I have always loved learning, and not just Science; History and French were also some of my favourite subjects. When my mother told me I would make a good teacher, it was a moment of realisation—the so called ‘light bulb’ moment. So, I studied a Bachelor of Science at The University of Queensland, a teaching diploma at the Queensland University of Technology and then a Master of Teaching at Curtin University. I was always fascinated with computing and coding, and when computers became a big thing, I went back to do a Bachelor of Computing. When BGGS got their first four computers, they gave one to me because of my qualification. After that, I completed my doctorate in Education.
I have been at Brisbane Girls Grammar School since I was 23 years old. I have never faced any roadblocks in STEM because of gender. With our students, I think the message is that if you’ve given something your best shot and find that it isn’t for you, there’s no shame in changing your mind, but make sure you’ve given it your best.
I don’t teach the girls until they are in Year 11 and 12, and by that point most know exactly where they are headed. They know what they must do to get there, and our job is to open the world of science to them and give them the confidence they need to succeed.
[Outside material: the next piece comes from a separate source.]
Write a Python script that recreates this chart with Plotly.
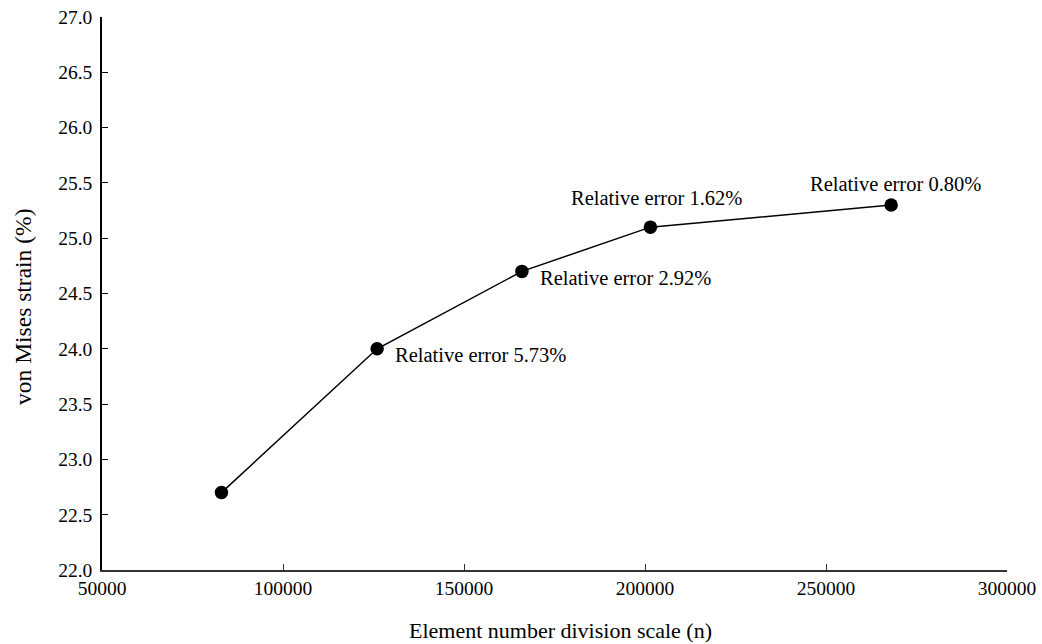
import plotly.graph_objects as go

element_counts = [83000, 126000, 166000, 201500, 268000]
strain_values = [22.7, 24.0, 24.7, 25.1, 25.3]
error_labels = ["", "Relative error 5.73%", "Relative error 2.92%",
                "Relative error 1.62%", "Relative error 0.80%"]
x_title = "Element number division scale (n)"
y_title = "von Mises strain (%)"

FONT = "Liberation Serif"

fig = go.Figure()
fig.add_trace(go.Scatter(
    x=element_counts, y=strain_values, mode="lines+markers",
    line=dict(color="black", width=1.5),
    marker=dict(color="black", size=13.5),
    showlegend=False, hoverinfo="skip", cliponaxis=False))

# annotation placements: (xanchor, yanchor, xshift, yshift)
placements = [None,
              ("left", "middle", 16, -6),
              ("left", "middle", 16, -7),
              ("center", "bottom", 6, 16),
              ("center", "bottom", 4, 8)]
for xv, yv, lab, pl in zip(element_counts, strain_values, error_labels, placements):
    if not lab:
        continue
    xa, ya, xs, ys = pl
    fig.add_annotation(x=xv, y=yv, text=lab, showarrow=False,
                       xanchor=xa, yanchor=ya, xshift=xs, yshift=ys,
                       font=dict(family=FONT, size=20.5, color="black"))

# axis titles as paper-anchored annotations
fig.add_annotation(xref="paper", yref="paper", x=0.5066, y=0, yshift=-60,
                   xanchor="center", yanchor="middle", showarrow=False,
                   text=x_title, font=dict(family=FONT, size=22, color="black"))
fig.add_annotation(xref="paper", yref="paper", x=0, xshift=-79, y=0.4756,
                   xanchor="center", yanchor="middle", showarrow=False, textangle=-90,
                   text=y_title, font=dict(family=FONT, size=23.5, color="black"))

fig.update_layout(
    width=1042, height=644,
    margin=dict(l=102, r=35, t=17, b=74),
    plot_bgcolor="white", paper_bgcolor="white",
    font=dict(family=FONT, size=19.5, color="black"),
)
fig.update_xaxes(
    range=[50000, 300000], tickvals=[50000, 100000, 150000, 200000, 250000, 300000],
    ticktext=["50000", "100000", "150000", "200000", "250000", "300000"],
    automargin=False, ticklabeloverflow="allow",
    showgrid=False, zeroline=False, showline=True, linecolor="#333", linewidth=1.5,
    ticks="inside", ticklen=6, tickcolor="#333", tickwidth=1.2,
    tickfont=dict(family=FONT, size=19.5))
fig.update_yaxes(
    range=[22.0, 27.0], dtick=0.5, tickformat=".1f",
    automargin=False, ticklabeloverflow="allow",
    showgrid=False, zeroline=False, showline=True, linecolor="black", linewidth=1.5,
    ticks="inside", ticklen=6, tickcolor="black", tickwidth=1.2,
    ticklabelstandoff=4,
    tickfont=dict(family=FONT, size=19.5))

fig.write_html("out.html", config={"displayModeBar": False},
               post_script="document.body.style.margin='0';document.body.style.overflow='hidden';")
There are so many joys of teaching Science to young women. Our challenge is that the majority of our students are going to go into a science-based career; therefore, our curriculum has to be devoted to making sure those students get what they need to go to university and become the sort of scientist who is going to shape the world. Also, we owe it to the ones who aren’t going to be scientists, but still can shape the world because of their ability to understand and challenge global issues. They aren’t going to be the ones developing new innovations, but they are going to be the ones who determine how they are used, and if they are used wisely, ethically and sustainably. So, we have that dual goal.
I say to staff at the beginning of the year, we are the faculty of wonder and awe. When you go into those classrooms, you bring the magic.
Since the opening of our new Science Learning Centre in 2020, we have moved freely and seamlessly from one activity to another, and it is education at its most fluid. That’s really the beauty of this school; if you can dream it then there are people working tirelessly to make it happen, and this building is a culmination of many, many dreams.
When I think about why gender equality is important in STEM, there are a lot of answers, but one sticks in my mind.
If you are an engineer and you are designing something for women to use, then you have to think about women and how they use it. Science is about making lives better, improving the quality of life for the citizens of the world—and 50 per cent of those citizens are women, and therefore, women need to contribute to making the world a better place. They just have to. Or else, you miss some very, very important life-changing ideas.